In the course of my involvement with this law, it soon became clear that none of my four patients who used the ROTI Act would have bothered with the exhaustive assessment if they had access to a Peaceful Pill in the cupboard. Why would a person subject themselves to a compulsory psychiatric examination, if they already had control over the means of their death?

They would simply have waited till the time was right and then taken the Pill. The very laws that were supposed to empower these sick and frail people seemed to do the exact opposite. The law denied these individuals' control, placing it instead in the hands of those doctors tasked with establishing eligibility.

While some people may wish to involve a team of doctors in their deaths, others do not. Our point is that death need not be a medical event. It is also arguable whether the medical profession should be given the role of arbiter, of who gets the right to die with dignity, and who does not. (An extensive discussion of Exit's philosophy of death and dying can be found in Killing Me Softly: VE and the Road to the Peaceful Pill, 2005). This powerful medical model of death and dying hangs over us and needs to be challenged. This is, in part, the reason this book has been written.

While the past decade has seen several countries legalise assisted suicide or voluntary euthanasia, in Australia, the situation has worsened. Following the overturning of the ROTI Act, the Australian Federal Government amended the Customs Act in 2001 to outlaw the importation or exportation of ' suicide related material,' which even includes the transfer of printed material on suicide technique and methods. Then, in early 2006, the government went one step further and passed the Suicide Related Material Offences Act (2006). This law prohibits the use of a 'carriage service' such as a telephone, fax, email or the internet to discuss the practicalities of end of life issues and extends legal definitions of assisted suicide to include 'incitement' and 'discussion'.

These legislative initiatives have broadened the crime of assisted suicide, increased the legal uncertainty associated with the practice and made everyday discussion of voluntary euthanasia extremely difficult.

Conclusion

There are many understandable reasons why a seriously ill person (or an elderly person) might plan for their own death. Exit does not accept the proposition that seriously ill people who reflect upon, or plan for, the end of their life are necessarily depressed or mentally ill.

Rather, a person's right to end-of-life information needs to be seen as central, enabling that person to make their own considered decisions and choices, just as they have done all their life. By implementing laws that restrict and withhold this information, the State is behaving in a way that is not only cruel, but fundamentally inequitable and unjust.

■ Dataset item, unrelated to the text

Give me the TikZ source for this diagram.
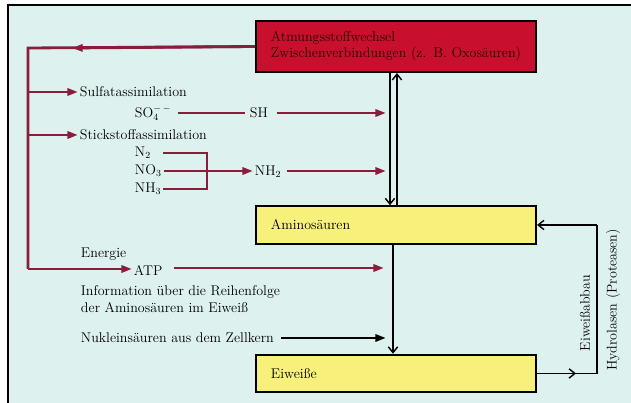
\documentclass[tikz,border=0pt]{standalone}
\usepackage{fontspec}
\usepackage{xcolor}
\usepackage{tikz}
\usetikzlibrary{arrows.meta,positioning}
\definecolor{bgcyan}{HTML}{DDF1EE}
\definecolor{crimson}{HTML}{C8102E}
\definecolor{maroon}{HTML}{8A1C3C}
\definecolor{lemon}{HTML}{F7F17C}
\tikzset{
  box/.style={
    rectangle,
    draw=black,
    line width=1.8pt,
    minimum width=8.4cm,
    inner xsep=0.45cm,
    text width=7.5cm,
    align=left
  },
  txt/.style={
    anchor=west,
    inner sep=1.5pt,
    align=left
  }
}

\begin{document}
\begin{tikzpicture}[
  x=0.03cm, y=-0.03cm,
  font=\fontsize{12}{14}\selectfont,
  red_box/.style={box, fill=crimson, text=black!85!red, minimum height=1.53cm},
  yellow_box/.style={box, fill=lemon, minimum height=1.12cm},
  maroon_line/.style={draw=maroon, line width=2.4pt},
  maroon_arrow/.style={maroon_line, -{Triangle[length=9pt,width=6pt]}},
  open_arrow/.style={draw=black, line width=1.2pt, -{Straight Barb[length=5pt,width=8pt]}},
  thin_line/.style={draw=black, line width=1.2pt},
  black_arrow/.style={draw=black, line width=2.4pt, -{Triangle[length=9pt,width=6pt]}}
]
\useasboundingbox (0,0) rectangle (631,403);

% Background and frame
\fill[bgcyan] (8,5) rectangle (631,403);
\draw[black, line width=1.4pt] (631,5) -- (8,5) -- (8,403);

% Boxes
\node[red_box] (stoffw) at (396,46.5) {Atmungsstoffwechsel\\\mbox{Zwischenverbindungen (z. B. Oxosäuren)}};
\node[yellow_box] (amino) at (396,225) {Aminosäuren};
\node[yellow_box] (eiw) at (396,373.5) {Eiweiße};

% Left hand labels
\node[txt] (sulfat) at (78,92) {Sulfatassimilation};
\node[txt] (so4) at (133,113) {SO$_4^{-\,-}$};
\node[txt] (sh) at (248,113) {SH};
\node[txt] (stick) at (78,135) {Stickstoffassimilation};
\node[txt] (n2) at (133,153) {N$_2$};
\node[txt] (no3) at (133,171) {NO$_3$};
\node[txt] (nh3) at (133,189) {NH$_3$};
\node[txt] (nh2) at (253,172) {NH$_2$};
\node[txt] (energie) at (79,254) {Energie};
\node[txt] (atp) at (132,270) {ATP};
\node[txt] (info) at (79,299) {Information über die Reihenfolge\\der Aminosäuren im Eiweiß};
\node[txt] (nuklein) at (79,338) {Nukleinsäuren aus dem Zellkern};

% Right hand labels
\node[rotate=90] (abbau) at (585,313) {Eiweißabbau};
\node[rotate=90] (hydro) at (613,300) {Hydrolasen (Proteasen)};

% Helper points
\coordinate (trunkTop) at (28,48);
\coordinate (trunkBot) at (28,269);
\coordinate (midL) at (72,48);
\coordinate (brk) at (207,171);
\coordinate (sIn) at (386,113);
\coordinate (nIn) at (386,171);
\coordinate (aIn) at (384,268);
\coordinate (kIn) at (386,338);
\coordinate (loopB) at (597,373.5);
\coordinate (loopT) at (597,225);
\coordinate (midR) at (576,373.5);

% Maroon trunk
\draw[maroon_line] (stoffw.west) -- (trunkTop) -- (trunkBot);
\draw[maroon_arrow] (stoffw.west) -- (midL);
\draw[maroon_arrow] (sulfat.west -| trunkTop) -- (sulfat.west);
\draw[maroon_arrow] (stick.west -| trunkTop) -- (stick.west);
\draw[maroon_arrow] (trunkBot) -- (atp.west |- trunkBot);

% Sulfate path
\draw[maroon_line] ([xshift=0.15cm]so4.east) -- ([xshift=-0.1cm]sh.west);
\draw[maroon_arrow] ([xshift=0.2cm]sh.east) -- (sIn);

% Nitrogen path
\draw[maroon_line] (n2.east -| nh3.east) -- (n2.east -| brk) -- (nh3.east -| brk) -- (nh3.east);
\draw[maroon_line] (no3.east) -- (brk);
\draw[maroon_arrow] (brk) -- (nh2.west |- brk);
\draw[maroon_arrow] ([xshift=0.1cm]nh2.east |- nIn) -- (nIn);

% Energy path
\draw[maroon_arrow] ([xshift=0.3cm]atp.east |- aIn) -- (aIn);

% Nucleic acids
\draw[black_arrow] ([xshift=0.15cm]nuklein.east) -- (kIn);

% Vertical connections
\draw[open_arrow] ([xshift=-0.18cm]stoffw.south) -- ([xshift=-0.18cm]amino.north);
\draw[open_arrow] ([xshift=0.03cm]amino.north) -- ([xshift=0.03cm]stoffw.south);
\draw[open_arrow] ([xshift=-0.09cm]amino.south) -- ([xshift=-0.09cm]eiw.north);

% Protein breakdown loop
\draw[thin_line] (eiw.east) -- (loopB) -- (loopT);
\draw[open_arrow] (eiw.east) -- (midR);
\draw[open_arrow] (loopT) -- (amino.east);

\end{tikzpicture}
\end{document}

Those with money and connections will always be better resourced, better able to bend the rules, better able to get the necessary information and better able to access the restricted drugs, than those who are less well off. In the current climate of restriction, inaccurate and misleading information proliferates.

Bad information is dangerous and serves no one's interest. In the absence of a law that allows voluntary euthanasia, we seek in this book to make reliable and accurate information available to those who want to know they are in control, not only of their lives, but also of their deaths.